Today has been so draining. A real roller coaster--endorphins, adrenaline, the whole sha-bang. Woke up early-good. Showed up at IHOP & Alex is eating breakfast with someone else at Denny's-bad. Go back home, talk to friends-good. Apologize for being a jerk to a friend-good. Go to church-good. Hear Kid Gramophone-good. Get into a fight with a friend-bad. Go home and talk again-good. Get into another fight with the same friend-BAD, BAD, BAD! Problems are resolved, but now I'm sitting here feeling empty. Did he mean that? Was that really true? Did he say that out of anger? So many things are running through my head.
So many things are running through my head. Anger, hurt, pain, evil, [non-sexual] perversion. Everything imaginable. Was it really worth it? Would I be happier if I had made other choices? I don't know. I suppose I'm glad it happened--after all, it's made me who I am today, but I honestly do think that I should have done several things differently.

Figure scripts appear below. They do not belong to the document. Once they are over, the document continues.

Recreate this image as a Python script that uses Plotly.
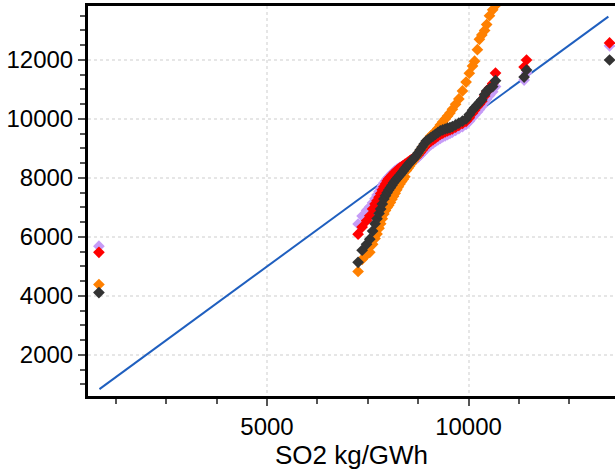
import plotly.graph_objects as go

# observed SO2 (kg/GWh), sorted - shared x for all series
so2_obs = [829,
           7260, 7360, 7470, 7550, 7620, 7680, 7730, 7780, 7820, 7860,
           7900, 7940, 7980, 8020, 8060, 8100, 8140, 8180, 8220, 8260,
           8300, 8340, 8380, 8420, 8460, 8500, 8540, 8580, 8620, 8660,
           8700, 8750, 8800, 8850, 8900, 8950, 9000, 9060, 9120, 9180,
           9240, 9300, 9360, 9420, 9480, 9540, 9600, 9680, 9760, 9850,
           9940, 10020, 10100, 10150, 10220, 10270, 10330, 10400, 10450, 10520,
           10600, 10670,
           11380, 11440, 13500]

purple_y = [5690,
            6440, 6710, 6900, 7020, 7160, 7300, 7420, 7540, 7640, 7740,
            7830, 7900, 7970, 8030, 8090, 8150, 8200, 8250, 8290, 8330,
            8360, 8390, 8420, 8450, 8480, 8510, 8530, 8560, 8590, 8610,
            8640, 8700, 8770, 8850, 8920, 8990, 9060, 9120, 9180, 9240,
            9290, 9340, 9390, 9430, 9470, 9510, 9550, 9610, 9670, 9740,
            9820, 9920, 10050, 10130, 10240, 10320, 10420, 10560, 10680, 10800,
            10920, 11100,
            11320, 11560, 12480]

red_y = [5480,
         6095, 6335, 6550, 6720, 6950, 7120, 7230, 7350, 7470, 7600,
         7700, 7800, 7900, 7970, 8030, 8090, 8150, 8200, 8250, 8300,
         8340, 8380, 8420, 8460, 8500, 8540, 8580, 8620, 8650, 8680,
         8710, 8780, 8860, 8950, 9030, 9110, 9180, 9240, 9300, 9360,
         9420, 9480, 9520, 9560, 9600, 9630, 9660, 9720, 9780, 9850,
         9920, 10040, 10200, 10300, 10420, 10500, 10600, 10780, 10920, 11050,
         11200, 11556,
         11760, 12000, 12580]

orange_y = [4390,
            4830, 5240, 5400, 5480, 5750, 5950, 6100, 6300, 6450, 6620,
            6780, 6900, 7000, 7080, 7170, 7280, 7380, 7480, 7600, 7700,
            7800, 7880, 7960, 8040, 8250, 8330, 8410, 8490, 8570, 8650,
            8730, 8830, 8930, 9030, 9130, 9230, 9320, 9420, 9500, 9580,
            9680, 9800, 9900, 10000, 10100, 10200, 10330, 10500, 10680, 10950,
            11250, 11550, 11800, 11960, 12350, 12700, 12850, 13000, 13200, 13500,
            13700, 13850,
            14800, 15300, 17500]

dark_y = [4116,
          5140, 5550, 5750, 5925, 6200, 6450, 6620, 6800, 6950, 7120,
          7290, 7400, 7500, 7590, 7670, 7750, 7840, 7910, 7970, 8040,
          8100, 8170, 8240, 8310, 8380, 8450, 8510, 8570, 8630, 8690,
          8750, 8850, 8950, 9050, 9150, 9250, 9300, 9360, 9420, 9480,
          9540, 9600, 9630, 9660, 9690, 9710, 9740, 9800, 9860, 9930,
          10000, 10150, 10300, 10380, 10480, 10560, 10650, 10830, 10950, 11020,
          11100, 11300,
          11420, 11660, 12000]

ref_line = [842, 13470]

series = [("purple", purple_y, "#c69cf7"),
          ("red", red_y, "#ff0000"),
          ("orange", orange_y, "#ff8000"),
          ("dark", dark_y, "#333333")]

fig = go.Figure()
fig.add_trace(go.Scatter(x=ref_line, y=ref_line, mode="lines",
                         line=dict(color="#1f5fbf", width=2)))
for name, ys, col in series:
    fig.add_trace(go.Scatter(x=so2_obs, y=ys, mode="markers", name=name,
                             marker=dict(symbol="diamond", size=9, color=col,
                                         line=dict(width=0))))

axis_common = dict(
    showline=True, linecolor="black", linewidth=3,
    ticks="outside", ticklen=7, tickwidth=2, tickcolor="#555555",
    showgrid=True, gridcolor="#e6e6e6", griddash="dot", gridwidth=2,
    zeroline=False, tickformat="d",
    tickfont=dict(size=24, color="black"),
)

fig.update_xaxes(range=[558, 13635], tickvals=[5000, 10000], mirror=True,
                 title=dict(text="SO2 kg/GWh", font=dict(size=26, color="black"),
                            standoff=6),
                 minor=dict(dtick=1250, tick0=0, ticks="outside", ticklen=5,
                            tickwidth=2, tickcolor="#555555", showgrid=False),
                 **axis_common)
fig.update_yaxes(range=[610, 13830], tickvals=[2000, 4000, 6000, 8000, 10000, 12000],
                 minor=dict(dtick=500, tick0=0, ticks="outside", ticklen=5,
                            tickwidth=2, tickcolor="#555555", showgrid=False),
                 **axis_common)

fig.update_layout(width=615, height=472, showlegend=False,
                  plot_bgcolor="white", paper_bgcolor="white",
                  font=dict(family="Arial, Liberation Sans, sans-serif", color="black"),
                  margin=dict(l=88, r=0, t=6, b=76))

# drop the default page margin so the figure sits at the window's corner
fig.write_html("out.html", config={"displayModeBar": False},
               post_script="document.body.style.margin='0';"
                           "document.body.style.overflow='hidden';")
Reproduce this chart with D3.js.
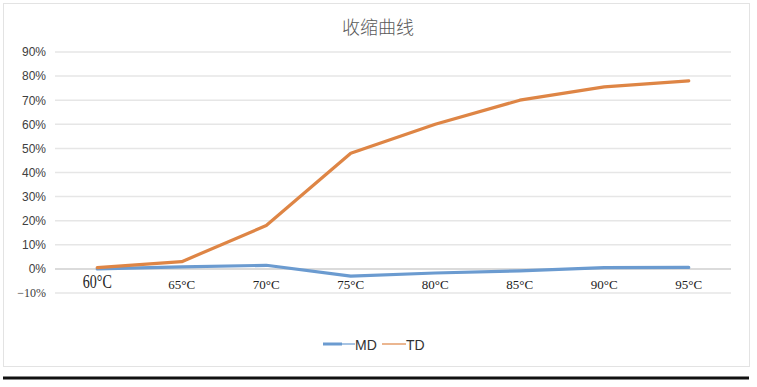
<!DOCTYPE html>
<html>
<head>
<meta charset="utf-8">
<script src="https://cdn.jsdelivr.net/npm/d3@7"></script>
<style>
  body { margin: 0; background: #fff; }
  svg { display: block; }
</style>
</head>
<body>
<div id="chart"></div>
<script>
var canvasWidth = 757;
var canvasHeight = 387;

// data
var temps = ["60°C", "65°C", "70°C", "75°C", "80°C", "85°C", "90°C", "95°C"];
var mdValues = [0.000, 0.008, 0.015, -0.030, -0.017, -0.008, 0.005, 0.006];
var tdValues = [0.005, 0.030, 0.180, 0.480, 0.600, 0.700, 0.755, 0.780];
var yTicks = [-0.1, 0, 0.1, 0.2, 0.3, 0.4, 0.5, 0.6, 0.7, 0.8, 0.9];
var seriesNames = ["MD", "TD"];
var seriesColors = ["#6b9bd0", "#de8545"];

var svg = d3.select("#chart")
    .append("svg")
    .attr("width", canvasWidth)
    .attr("height", canvasHeight);

/*chart frame and the heavy rule under it*/
svg.append("rect")
    .attr("x", 3.5).attr("y", 3.5)
    .attr("width", 746).attr("height", 363)
    .attr("fill", "#fff")
    .attr("stroke", "#e3e3e3");

svg.append("line")
    .attr("x1", 3).attr("x2", 749)
    .attr("y1", 378).attr("y2", 378)
    .attr("stroke", "#111")
    .attr("stroke-width", 3);

svg.append("text")
    .attr("x", 378).attr("y", 34)
    .attr("text-anchor", "middle")
    .attr("font-family", "Noto Sans CJK SC")
    .attr("font-weight", 300)
    .attr("font-size", 18)
    .attr("fill", "#595959")
    .text("收缩曲线");

var xScale = d3.scaleBand().domain(temps).range([55, 731]);
var yScale = d3.scaleLinear().domain([-0.1, 0.9]).range([293, 52]);

/*gridlines*/
svg.append("g")
    .selectAll("line")
    .data(yTicks)
    .join("line")
    .attr("x1", 55).attr("x2", 731)
    .attr("y1", d => yScale(d)).attr("y2", d => yScale(d))
    .attr("stroke", d => d === 0 ? "#cfcfcf" : "#e6e6e6")
    .attr("stroke-width", 1.5);

/*y axis labels*/
var yAxis = d3.axisLeft(yScale)
    .tickValues(yTicks)
    .tickSize(0)
    .tickPadding(9)
    .tickFormat(d3.format(".0%"));

var yg = svg.append("g")
    .attr("transform", "translate(55,0)")
    .call(yAxis);
yg.select(".domain").remove();
yg.selectAll("text")
    .attr("font-family", d => d < 0 ? "Liberation Serif" : "Liberation Sans")
    .attr("font-size", 12)
    .attr("fill", "#404040")
    .text(d => d < 0 ? "−10%" : d3.format(".0%")(d));

/*x axis labels, sitting under the zero line*/
var xAxis = d3.axisBottom(xScale).tickSize(0).tickPadding(10);
var xg = svg.append("g")
    .attr("transform", "translate(0," + yScale(0) + ")")
    .call(xAxis);
xg.select(".domain").remove();
xg.selectAll("text")
    .attr("font-family", "Liberation Serif")
    .attr("font-size", (d, i) => i === 0 ? 18 : 13)
    .attr("dy", (d, i) => i === 0 ? "0.5em" : "0.8em")
    .attr("fill", "#222")
    .attr("transform", (d, i) => i === 0 ? "scale(0.78,1)" : null);

var line = d3.line()
    .x((d, i) => xScale(temps[i]) + xScale.bandwidth() / 2)
    .y(d => yScale(d));

var allSeries = [mdValues, tdValues];
svg.append("g")
    .selectAll(".line")
    .data(allSeries)
    .join("path")
    .attr("class", "line")
    .attr("fill", "none")
    .attr("stroke", (d, i) => seriesColors[i])
    .attr("stroke-width", 3.2)
    .attr("stroke-linejoin", "round")
    .attr("stroke-linecap", "round")
    .attr("d", d => line(d));

/*legend*/
var legend = svg.append("g").attr("transform", "translate(323,344)");
legend.append("line")
    .attr("x1", 0).attr("x2", 19).attr("y1", 0).attr("y2", 0)
    .attr("stroke", seriesColors[0]).attr("stroke-width", 3);
legend.append("line")
    .attr("x1", 19).attr("x2", 32).attr("y1", 0).attr("y2", 0)
    .attr("stroke", seriesColors[0]).attr("stroke-width", 1.2);
legend.append("text")
    .attr("x", 32).attr("y", 5.5)
    .attr("font-family", "Liberation Sans").attr("font-size", 14)
    .attr("fill", "#333").text(seriesNames[0]);
legend.append("line")
    .attr("x1", 59).attr("x2", 83).attr("y1", 0).attr("y2", 0)
    .attr("stroke", seriesColors[1]).attr("stroke-width", 1.2);
legend.append("text")
    .attr("x", 83).attr("y", 5.5)
    .attr("font-family", "Liberation Sans").attr("font-size", 14)
    .attr("fill", "#333").text(seriesNames[1]);
</script>
</body>
</html>
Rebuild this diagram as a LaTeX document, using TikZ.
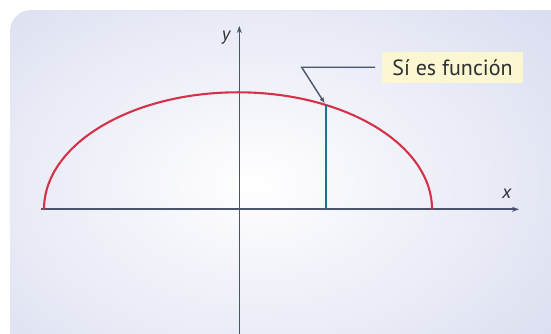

And now I don't know what's happening inside of my head. It's my head, I should be able to figure it out. Denial, doubt, sadness, betrayal--it all fills my head. I don't know anymore--I honestly don't understand guys. Not just recently either, looking back, it's the biggest maze I've ever constructed in my head, and it seems as if all the questions left floating have dead ends. I can't seem to pick the good from the bad until they show their colors. Now even though if they show they're a jerk they're screwed. . . what if that doesn't come out until it's too late? Ugh guys. . .
bastards.
oh leng zai's--when did this become you?